17 December, 2012

Rich, Dark Fruit Cake

Ingredients
175g (6oz) butter
175g (6oz) sugar
225g (8oz) plain flour (Dove Farm gluten-free flour is the one I used)
1 rounded teaspoon of mixed spice
1/2 rounded teaspoon of baking powder
4 eggs
700g (1.5lb) mixed dried fruit
1 rounded tablespoon ground almonds
1 rounded tablespoon black treacle
100g (4oz) glace cherries
50g (2oz) mixed candied peel

Method
Cream the butter and sugar. Sieve the flour, baking powder and mixed spice together. Beat the eggs. Alternate between adding a little of the flour and then eggs to the mixture. Add the almonds and the treacle. Add the fruit. Bake in a lined tin (inside and out) for 180C for 1 hour, then turn down the temperature to 150C and cook for a further 2 hours.

The tin I use is a circular on that is about 23cm/9” in diameter, and the cake fills it to about 10-13cm/4-5” high. Decrease the cooking time for smaller cakes.

Some ingredients you might not be familiar to everyone: mixed spice - is a commercially available (in Britain) blend of cinnamon, nutmeg and allspice. Wiki tells me that the closest equivalent in the US is pumpkin pie spice.

dried mixed fruit - we can buy bags of ‘mixed fruit’ and this is normally different types of dried grapes - currents, raisins and sultanas. If you stick to dried grape fruits you will not go wrong, but you might like to add some other dried fruit to your taste. If using other fruit, then chop them up well, so they are the same size as the dried grapes.

black treacle - this is an incredibly viscous sweet syrup made in the process of refining sugar. The American substitute recommended at Food.com is ‘blackstrap molasses’. The black treacle gives the cake some of its flavour.

glace cherries - candied cherries

tablespoon - in Scotland a tablespoon is not a spoon you eat with at the table, it is spoon that is used to serve things at the table. It is about 18ml. But it isn't 18ml of treacle that is require. Put am 18ml spoon into the treacle and take out a good dollop!
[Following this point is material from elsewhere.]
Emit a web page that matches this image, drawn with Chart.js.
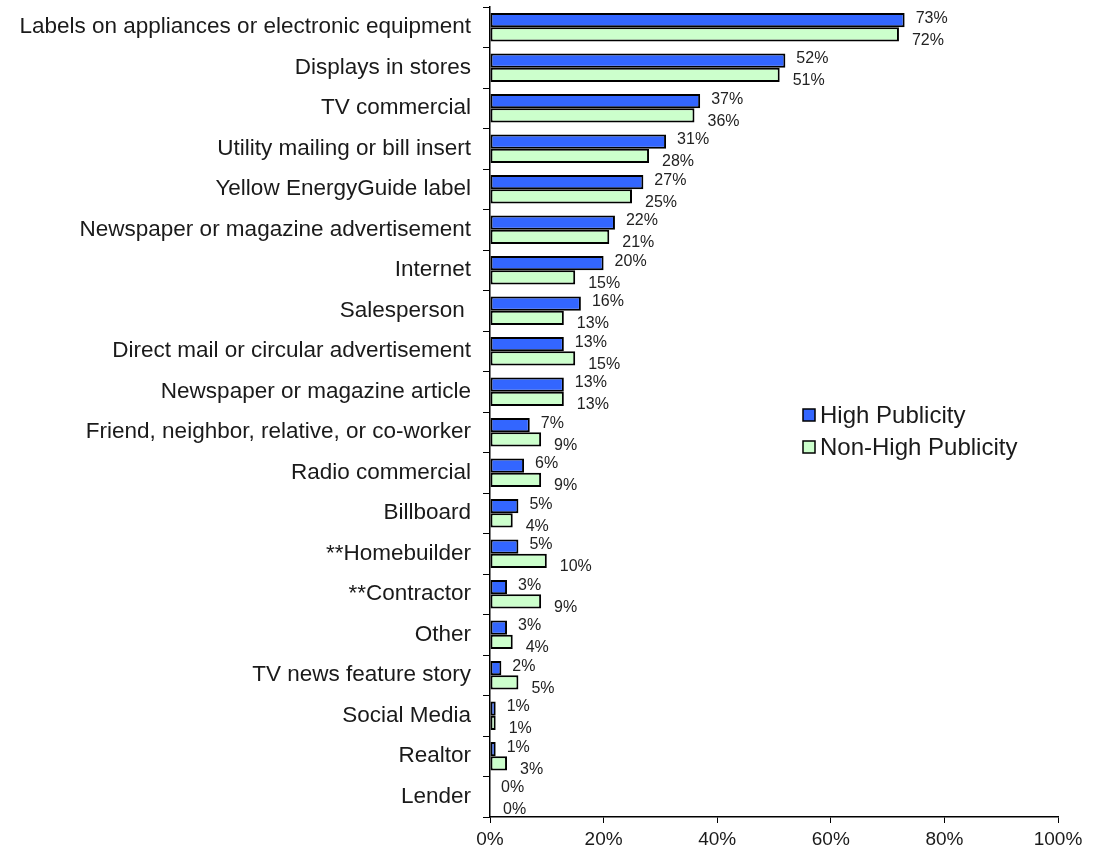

To feed a cake: prick the bottom of the cake with a fork. Pour whisky into a tablespoon, and then slowly dribble it over the surface of the cake. It will sink into the cake. Do the same with a second tablespoon of whisky. Then wrap the cake in two layers of grease proof paper, wrap in aluminium foil and store in a tin with a tight fitting lid. Repeat this feeding on a weekly basis. The paper and foil do not need to be changed unless they are damaged whilst opening the cake.